begin Exercise input
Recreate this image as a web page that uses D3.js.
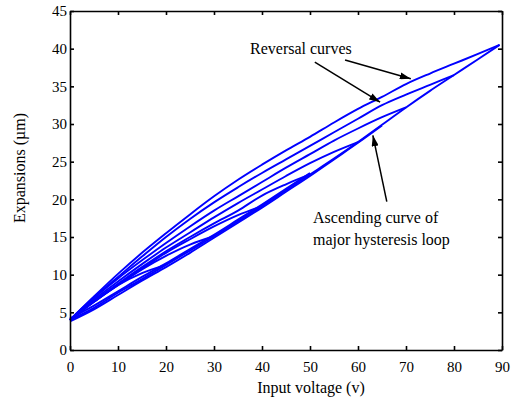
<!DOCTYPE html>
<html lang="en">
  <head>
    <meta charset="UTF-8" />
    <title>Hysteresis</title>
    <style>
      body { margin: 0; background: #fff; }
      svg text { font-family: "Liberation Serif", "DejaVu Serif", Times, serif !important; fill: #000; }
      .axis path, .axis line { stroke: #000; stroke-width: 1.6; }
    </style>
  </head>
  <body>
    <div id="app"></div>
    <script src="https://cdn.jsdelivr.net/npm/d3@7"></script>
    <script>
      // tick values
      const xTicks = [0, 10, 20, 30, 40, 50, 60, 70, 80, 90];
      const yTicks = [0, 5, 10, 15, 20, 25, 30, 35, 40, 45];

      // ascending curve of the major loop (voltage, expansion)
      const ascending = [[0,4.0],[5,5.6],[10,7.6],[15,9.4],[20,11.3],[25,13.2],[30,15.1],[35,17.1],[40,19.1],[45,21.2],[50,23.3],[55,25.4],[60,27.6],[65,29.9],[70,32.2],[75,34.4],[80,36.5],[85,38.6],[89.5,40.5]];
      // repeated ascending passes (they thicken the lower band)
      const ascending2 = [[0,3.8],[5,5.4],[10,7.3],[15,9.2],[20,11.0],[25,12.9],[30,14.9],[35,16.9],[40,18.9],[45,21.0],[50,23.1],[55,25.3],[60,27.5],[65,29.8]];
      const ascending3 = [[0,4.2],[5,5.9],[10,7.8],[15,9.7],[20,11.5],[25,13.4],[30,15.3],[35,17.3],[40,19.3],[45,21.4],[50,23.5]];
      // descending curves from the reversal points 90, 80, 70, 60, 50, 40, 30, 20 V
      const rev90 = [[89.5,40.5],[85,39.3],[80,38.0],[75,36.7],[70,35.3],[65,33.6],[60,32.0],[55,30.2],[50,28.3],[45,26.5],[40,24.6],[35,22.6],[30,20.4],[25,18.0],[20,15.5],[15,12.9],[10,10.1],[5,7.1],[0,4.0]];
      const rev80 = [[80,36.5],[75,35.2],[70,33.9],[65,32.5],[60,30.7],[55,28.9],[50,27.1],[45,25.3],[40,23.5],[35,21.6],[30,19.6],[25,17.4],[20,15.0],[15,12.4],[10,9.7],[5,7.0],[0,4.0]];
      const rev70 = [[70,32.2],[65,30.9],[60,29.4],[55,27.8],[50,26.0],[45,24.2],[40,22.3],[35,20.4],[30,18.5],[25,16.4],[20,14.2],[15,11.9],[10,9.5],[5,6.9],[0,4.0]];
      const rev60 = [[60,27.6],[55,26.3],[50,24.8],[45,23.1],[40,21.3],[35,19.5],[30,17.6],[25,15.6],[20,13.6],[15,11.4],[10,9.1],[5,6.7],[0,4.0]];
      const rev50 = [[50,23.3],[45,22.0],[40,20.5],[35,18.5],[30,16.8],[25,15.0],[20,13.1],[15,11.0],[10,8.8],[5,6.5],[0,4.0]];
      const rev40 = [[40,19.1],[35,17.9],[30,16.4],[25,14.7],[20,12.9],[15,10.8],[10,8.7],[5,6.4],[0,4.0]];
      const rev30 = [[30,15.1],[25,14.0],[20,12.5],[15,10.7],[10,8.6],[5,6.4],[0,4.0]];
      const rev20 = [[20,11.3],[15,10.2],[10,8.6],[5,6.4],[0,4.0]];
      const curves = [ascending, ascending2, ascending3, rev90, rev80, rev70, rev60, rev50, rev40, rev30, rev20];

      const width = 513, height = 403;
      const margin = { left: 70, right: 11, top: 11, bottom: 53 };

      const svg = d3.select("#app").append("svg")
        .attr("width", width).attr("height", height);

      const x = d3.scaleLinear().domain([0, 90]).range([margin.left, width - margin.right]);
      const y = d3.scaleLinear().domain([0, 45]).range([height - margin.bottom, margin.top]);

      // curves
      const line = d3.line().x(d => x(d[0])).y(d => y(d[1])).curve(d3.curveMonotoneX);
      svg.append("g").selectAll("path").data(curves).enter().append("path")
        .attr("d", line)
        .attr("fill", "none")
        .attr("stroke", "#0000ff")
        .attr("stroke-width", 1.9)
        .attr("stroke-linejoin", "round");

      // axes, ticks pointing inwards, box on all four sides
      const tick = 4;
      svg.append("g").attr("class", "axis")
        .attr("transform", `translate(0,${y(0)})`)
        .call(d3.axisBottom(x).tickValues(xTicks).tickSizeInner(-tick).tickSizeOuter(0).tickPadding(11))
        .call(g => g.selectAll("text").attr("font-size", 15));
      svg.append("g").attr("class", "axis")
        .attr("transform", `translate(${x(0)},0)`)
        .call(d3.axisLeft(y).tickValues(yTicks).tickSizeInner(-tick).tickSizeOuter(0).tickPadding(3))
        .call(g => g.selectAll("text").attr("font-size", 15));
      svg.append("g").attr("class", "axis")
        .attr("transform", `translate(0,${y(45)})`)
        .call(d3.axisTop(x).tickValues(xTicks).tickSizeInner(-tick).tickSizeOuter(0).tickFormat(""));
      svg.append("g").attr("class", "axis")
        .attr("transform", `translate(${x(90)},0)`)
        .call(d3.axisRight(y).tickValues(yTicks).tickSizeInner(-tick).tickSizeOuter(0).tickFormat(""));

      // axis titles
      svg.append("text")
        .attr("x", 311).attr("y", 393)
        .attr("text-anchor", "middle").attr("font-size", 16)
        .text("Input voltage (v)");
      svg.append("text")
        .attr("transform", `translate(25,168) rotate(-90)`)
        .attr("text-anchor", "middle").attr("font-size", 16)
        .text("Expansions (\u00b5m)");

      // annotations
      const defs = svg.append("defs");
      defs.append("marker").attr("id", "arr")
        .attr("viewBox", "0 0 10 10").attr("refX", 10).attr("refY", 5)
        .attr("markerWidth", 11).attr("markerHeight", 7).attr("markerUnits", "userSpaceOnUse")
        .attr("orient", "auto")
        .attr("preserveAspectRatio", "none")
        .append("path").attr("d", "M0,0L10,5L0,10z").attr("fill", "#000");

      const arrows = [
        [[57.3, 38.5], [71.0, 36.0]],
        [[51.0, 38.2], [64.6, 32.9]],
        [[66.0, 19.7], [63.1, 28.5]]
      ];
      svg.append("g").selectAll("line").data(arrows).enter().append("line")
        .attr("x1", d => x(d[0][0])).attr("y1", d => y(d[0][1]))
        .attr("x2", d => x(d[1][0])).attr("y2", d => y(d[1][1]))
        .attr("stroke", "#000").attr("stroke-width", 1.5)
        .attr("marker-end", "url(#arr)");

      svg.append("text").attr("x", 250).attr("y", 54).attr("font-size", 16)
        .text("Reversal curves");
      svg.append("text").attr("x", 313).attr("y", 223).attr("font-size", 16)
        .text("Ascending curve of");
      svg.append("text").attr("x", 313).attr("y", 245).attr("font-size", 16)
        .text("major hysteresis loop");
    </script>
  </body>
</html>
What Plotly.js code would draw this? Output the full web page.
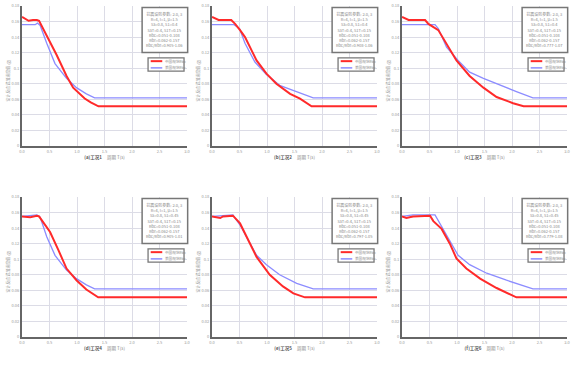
end Exercise input
_Short exercise:_
Exact duplication of all the records is required; pictures are omitted from the copy.

_Completed task:_
Recreate this image as a web page that uses D3.js.
<!DOCTYPE html>
<html lang="en">
  <head>
    <meta charset="UTF-8" />
    <title>Hysteresis</title>
    <style>
      body { margin: 0; background: #fff; }
      svg text { font-family: "Liberation Serif", "DejaVu Serif", Times, serif !important; fill: #000; }
      .axis path, .axis line { stroke: #000; stroke-width: 1.6; }
    </style>
  </head>
  <body>
    <div id="app"></div>
    <script src="https://cdn.jsdelivr.net/npm/d3@7"></script>
    <script>
      // tick values
      const xTicks = [0, 10, 20, 30, 40, 50, 60, 70, 80, 90];
      const yTicks = [0, 5, 10, 15, 20, 25, 30, 35, 40, 45];

      // ascending curve of the major loop (voltage, expansion)
      const ascending = [[0,4.0],[5,5.6],[10,7.6],[15,9.4],[20,11.3],[25,13.2],[30,15.1],[35,17.1],[40,19.1],[45,21.2],[50,23.3],[55,25.4],[60,27.6],[65,29.9],[70,32.2],[75,34.4],[80,36.5],[85,38.6],[89.5,40.5]];
      // repeated ascending passes (they thicken the lower band)
      const ascending2 = [[0,3.8],[5,5.4],[10,7.3],[15,9.2],[20,11.0],[25,12.9],[30,14.9],[35,16.9],[40,18.9],[45,21.0],[50,23.1],[55,25.3],[60,27.5],[65,29.8]];
      const ascending3 = [[0,4.2],[5,5.9],[10,7.8],[15,9.7],[20,11.5],[25,13.4],[30,15.3],[35,17.3],[40,19.3],[45,21.4],[50,23.5]];
      // descending curves from the reversal points 90, 80, 70, 60, 50, 40, 30, 20 V
      const rev90 = [[89.5,40.5],[85,39.3],[80,38.0],[75,36.7],[70,35.3],[65,33.6],[60,32.0],[55,30.2],[50,28.3],[45,26.5],[40,24.6],[35,22.6],[30,20.4],[25,18.0],[20,15.5],[15,12.9],[10,10.1],[5,7.1],[0,4.0]];
      const rev80 = [[80,36.5],[75,35.2],[70,33.9],[65,32.5],[60,30.7],[55,28.9],[50,27.1],[45,25.3],[40,23.5],[35,21.6],[30,19.6],[25,17.4],[20,15.0],[15,12.4],[10,9.7],[5,7.0],[0,4.0]];
      const rev70 = [[70,32.2],[65,30.9],[60,29.4],[55,27.8],[50,26.0],[45,24.2],[40,22.3],[35,20.4],[30,18.5],[25,16.4],[20,14.2],[15,11.9],[10,9.5],[5,6.9],[0,4.0]];
      const rev60 = [[60,27.6],[55,26.3],[50,24.8],[45,23.1],[40,21.3],[35,19.5],[30,17.6],[25,15.6],[20,13.6],[15,11.4],[10,9.1],[5,6.7],[0,4.0]];
      const rev50 = [[50,23.3],[45,22.0],[40,20.5],[35,18.5],[30,16.8],[25,15.0],[20,13.1],[15,11.0],[10,8.8],[5,6.5],[0,4.0]];
      const rev40 = [[40,19.1],[35,17.9],[30,16.4],[25,14.7],[20,12.9],[15,10.8],[10,8.7],[5,6.4],[0,4.0]];
      const rev30 = [[30,15.1],[25,14.0],[20,12.5],[15,10.7],[10,8.6],[5,6.4],[0,4.0]];
      const rev20 = [[20,11.3],[15,10.2],[10,8.6],[5,6.4],[0,4.0]];
      const curves = [ascending, ascending2, ascending3, rev90, rev80, rev70, rev60, rev50, rev40, rev30, rev20];

      const width = 513, height = 403;
      const margin = { left: 70, right: 11, top: 11, bottom: 53 };

      const svg = d3.select("#app").append("svg")
        .attr("width", width).attr("height", height);

      const x = d3.scaleLinear().domain([0, 90]).range([margin.left, width - margin.right]);
      const y = d3.scaleLinear().domain([0, 45]).range([height - margin.bottom, margin.top]);

      // curves
      const line = d3.line().x(d => x(d[0])).y(d => y(d[1])).curve(d3.curveMonotoneX);
      svg.append("g").selectAll("path").data(curves).enter().append("path")
        .attr("d", line)
        .attr("fill", "none")
        .attr("stroke", "#0000ff")
        .attr("stroke-width", 1.9)
        .attr("stroke-linejoin", "round");

      // axes, ticks pointing inwards, box on all four sides
      const tick = 4;
      svg.append("g").attr("class", "axis")
        .attr("transform", `translate(0,${y(0)})`)
        .call(d3.axisBottom(x).tickValues(xTicks).tickSizeInner(-tick).tickSizeOuter(0).tickPadding(11))
        .call(g => g.selectAll("text").attr("font-size", 15));
      svg.append("g").attr("class", "axis")
        .attr("transform", `translate(${x(0)},0)`)
        .call(d3.axisLeft(y).tickValues(yTicks).tickSizeInner(-tick).tickSizeOuter(0).tickPadding(3))
        .call(g => g.selectAll("text").attr("font-size", 15));
      svg.append("g").attr("class", "axis")
        .attr("transform", `translate(0,${y(45)})`)
        .call(d3.axisTop(x).tickValues(xTicks).tickSizeInner(-tick).tickSizeOuter(0).tickFormat(""));
      svg.append("g").attr("class", "axis")
        .attr("transform", `translate(${x(90)},0)`)
        .call(d3.axisRight(y).tickValues(yTicks).tickSizeInner(-tick).tickSizeOuter(0).tickFormat(""));

      // axis titles
      svg.append("text")
        .attr("x", 311).attr("y", 393)
        .attr("text-anchor", "middle").attr("font-size", 16)
        .text("Input voltage (v)");
      svg.append("text")
        .attr("transform", `translate(25,168) rotate(-90)`)
        .attr("text-anchor", "middle").attr("font-size", 16)
        .text("Expansions (\u00b5m)");

      // annotations
      const defs = svg.append("defs");
      defs.append("marker").attr("id", "arr")
        .attr("viewBox", "0 0 10 10").attr("refX", 10).attr("refY", 5)
        .attr("markerWidth", 11).attr("markerHeight", 7).attr("markerUnits", "userSpaceOnUse")
        .attr("orient", "auto")
        .attr("preserveAspectRatio", "none")
        .append("path").attr("d", "M0,0L10,5L0,10z").attr("fill", "#000");

      const arrows = [
        [[57.3, 38.5], [71.0, 36.0]],
        [[51.0, 38.2], [64.6, 32.9]],
        [[66.0, 19.7], [63.1, 28.5]]
      ];
      svg.append("g").selectAll("line").data(arrows).enter().append("line")
        .attr("x1", d => x(d[0][0])).attr("y1", d => y(d[0][1]))
        .attr("x2", d => x(d[1][0])).attr("y2", d => y(d[1][1]))
        .attr("stroke", "#000").attr("stroke-width", 1.5)
        .attr("marker-end", "url(#arr)");

      svg.append("text").attr("x", 250).attr("y", 54).attr("font-size", 16)
        .text("Reversal curves");
      svg.append("text").attr("x", 313).attr("y", 223).attr("font-size", 16)
        .text("Ascending curve of");
      svg.append("text").attr("x", 313).attr("y", 245).attr("font-size", 16)
        .text("major hysteresis loop");
    </script>
  </body>
</html>
What Plotly.js code would draw this? Output the full web page.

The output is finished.